# Do all CUs have life insurance for their members?



## Time (29 Oct 2012)

Do all CUs have life insurance for their members? If a member dies does this policy pay out to the survivors?


----------



## Crugers (30 Oct 2012)

http://www.creditunion.ie/whatweoffer/insurance/#d.en.153


----------



## Slim (30 Oct 2012)

Time said:


> Do all CUs have life insurance for their members? If a member dies does this policy pay out to the survivors?


 
Most, if not all, CUs have a form of savings/loans insurance, called LP/LS. This insurance, usually, pays off the outstanding loan, makes a modest death benefit payment and may also increase the deceased's savings by up to 100%, subject to a maximum € level. I say 'may' because there are certain conditions and qualifications. One depends on the level of insurance the CU opts for, secondly, the savings insurance is graduated depending on the age of the member when they save the funds, i.e. up to age 55, 100% and decreasing thereafter. Also, age and health when taking out a loan is relevant

Payout is to the nominee(s), who may be the surviving spouse or may not. Each member is supposed to make a nomination on joining, which must be reviewed on marriage but does not have to be the spouse. If the total savings, including insurance, exceeds €23,500, it all goes into the estate. Up to that level is excluded from the extate and distributed according to the valid nomination.


----------



## Time (30 Oct 2012)

How long after the death of a member could this be claimed?


----------



## Slim (30 Oct 2012)

Time said:


> How long after the death of a member could this be claimed?


 
Straight away, you just need a death certificate and the credit union will do the rest. Remember though, the person who hands in the death cert may not be the person who is entitled to the proceeds and has no right to know who does!


----------



## Crugers (30 Oct 2012)

Insurance used to be satisfied with publication in newspapers but now appear to require death cert.
Payout could take a couple of weeks +/-.


----------



## Time (30 Oct 2012)

Could a claim be successfully made years later?


----------



## Crugers (30 Oct 2012)

Usual scenario is that once CU find out a member has died the wheels start turning and the claim is processed.
If a member died and CU was unaware then they couldn't/wouldn't process a claim.
Between the time of the members passing and when the CU finds out that a member had died - the CU would have continued to pay the insurance premium on whatever balance was in the account.
I would have thought that a claim could be submitted "late" and I would expect it to succeed as the premiums would have been paid and accepted.
But I suppose there is only one sure way to find out!


----------



## Time (30 Oct 2012)

The person is dead now over 9 years and no one from the CU has ever approached the parents.


----------



## Crugers (30 Oct 2012)

Has anyone approached the CU? That would be the usual process...
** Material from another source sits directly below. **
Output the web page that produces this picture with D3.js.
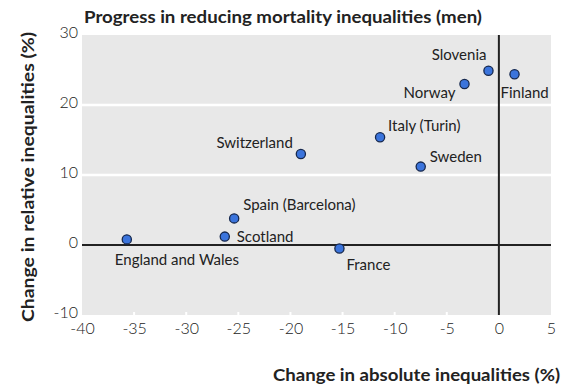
<!DOCTYPE html>
<html><head><meta charset="utf-8">
<script src="https://cdn.jsdelivr.net/npm/d3@7"></script>
<style>body{margin:0;background:#fff}</style>
</head><body><svg id="c" width="583" height="391"></svg>
<script>
const countries = ["England and Wales","Scotland","Spain (Barcelona)","France","Switzerland","Italy (Turin)","Sweden","Norway","Slovenia","Finland"];
const absoluteChange = [-35.7,-26.3,-25.4,-15.3,-19.0,-11.4,-7.5,-3.3,-1.0,1.5];
const relativeChange = [0.8,1.2,3.8,-0.5,13.0,15.4,11.2,23.0,24.9,24.4];
const xTicks = [-40,-35,-30,-25,-20,-15,-10,-5,0,5];
const yTicks = [-10,0,10,20,30];
const gridValues = [10,20];
const titleText = "Progress in reducing mortality inequalities (men)";
const xTitle = "Change in absolute inequalities (%)";
const yTitle = "Change in relative inequalities (%)";
// label placement relative to each point (px)
const labelDx = [-12,12,9,7,-8,8,9,-9,-2,-14];
const labelDy = [26,5,-8,21,-6,-6,-5,14,-11,24];
const labelAnchor = ["start","start","start","start","end","start","start","end","end","start"];

const svg = d3.select("#c");
const L = 82, R = 551, T = 35, B = 315;
const x = d3.scaleLinear().domain([-40,5]).range([L,R]);
const y = d3.scaleLinear().domain([-10,30]).range([B,T]);
const font = "Lato, 'Open Sans', sans-serif";
const ink = "#222";

svg.append("rect").attr("x",L).attr("y",T).attr("width",R-L).attr("height",B-T).attr("fill","#e8e8e8");

svg.append("g").selectAll("line").data(gridValues).join("line")
  .attr("x1",L).attr("x2",R).attr("y1",d=>y(d)).attr("y2",d=>y(d))
  .attr("stroke","#fff").attr("stroke-width",2.5);

svg.append("g").selectAll("line").data(xTicks.slice(1,-1)).join("line")
  .attr("x1",d=>x(d)).attr("x2",d=>x(d)).attr("y1",B).attr("y2",B-3)
  .attr("stroke","#fff").attr("stroke-width",2);

// zero lines
svg.append("line").attr("x1",L).attr("x2",R).attr("y1",y(0)).attr("y2",y(0)).attr("stroke",ink).attr("stroke-width",2);
svg.append("line").attr("x1",x(0)).attr("x2",x(0)).attr("y1",T).attr("y2",B).attr("stroke",ink).attr("stroke-width",2);

const xAxis = svg.append("g").attr("transform",`translate(0,${B})`)
  .call(d3.axisBottom(x).tickValues(xTicks).tickSize(0).tickPadding(8).tickFormat(d=>String(d)));
const yAxis = svg.append("g").attr("transform",`translate(${L},0)`)
  .call(d3.axisLeft(y).tickValues(yTicks).tickSize(0).tickPadding(4).tickFormat(d=>String(d)));
[xAxis,yAxis].forEach(g=>{
  g.select(".domain").remove();
  g.selectAll("text").attr("font-family",font).attr("font-size",16).attr("font-weight",300).attr("fill",ink);
});
yAxis.selectAll("text").attr("dy","0.18em");

const pts = countries.map((c,i)=>({c, a:absoluteChange[i], r:relativeChange[i], dx:labelDx[i], dy:labelDy[i], an:labelAnchor[i]}));

svg.append("g").selectAll("circle").data(pts).join("circle")
  .attr("cx",d=>x(d.a)).attr("cy",d=>y(d.r)).attr("r",4.6)
  .attr("fill","#3b74dc").attr("stroke","#16284e").attr("stroke-width",1.3);

svg.append("g").selectAll("text").data(pts).join("text")
  .attr("x",d=>x(d.a)+d.dx).attr("y",d=>y(d.r)+d.dy).attr("text-anchor",d=>d.an)
  .attr("font-family",font).attr("font-size",15).attr("fill",ink).text(d=>d.c);

svg.append("text").attr("x",84).attr("y",23).attr("font-family",font).attr("font-weight",700)
  .attr("font-size",17).attr("fill",ink).attr("textLength",398).attr("lengthAdjust","spacingAndGlyphs").text(titleText);

svg.append("text").attr("x",273).attr("y",381).attr("font-family",font).attr("font-weight",700)
  .attr("font-size",17).attr("fill",ink).attr("textLength",287).attr("lengthAdjust","spacingAndGlyphs").text(xTitle);

svg.append("text").attr("transform","translate(34,322) rotate(-90)").attr("x",0).attr("y",0)
  .attr("font-family",font).attr("font-weight",700)
  .attr("font-size",17).attr("fill",ink).attr("textLength",290).attr("lengthAdjust","spacingAndGlyphs").text(yTitle);
</script></body></html>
It is possible that the CU has processed the account and the insurance and paid out the sums due to the person nominated by the member. The nominee could be anyone, it is the members choice!


----------



## Slim (31 Oct 2012)

Time said:


> The person is dead now over 9 years and no one from the CU has ever approached the parents.


 
If the deceased was under 16, they would not have had a valid nomination. If the CU were unaware of the death, the account may be dormant. It may be a simple matter of notifying the CU. If there is no nomination, the savings may be paid out to the parent(s), depending on the value of the savings. If the deceased was over 16, a valid nomination may already have been dealt with as pointed out by Crugers. Only way to find out is to contact the CU.


----------



## Time (31 Oct 2012)

I will instruct my solicitor to contact the CU.


----------



## boardnashea (2 Nov 2012)

Slim said:


> . If the total savings, including insurance, exceeds €23,500, it all goes into the estate. Up to that level is excluded from the extate and distributed according to the valid nomination.


 My understanding is that the first €23,000 is paid out according to the nomination and the remaining balance is paid into the estate. 

The advantage of the Nomination process being outside the estate is that this part can be processed relatively quickly and is not delayed by probate.


----------



## Slim (5 Nov 2012)

boardnashea said:


> My understanding is that the first €23,000 is paid out according to the nomination and the remaining balance is paid into the estate.


You are correct. My apologies!


----------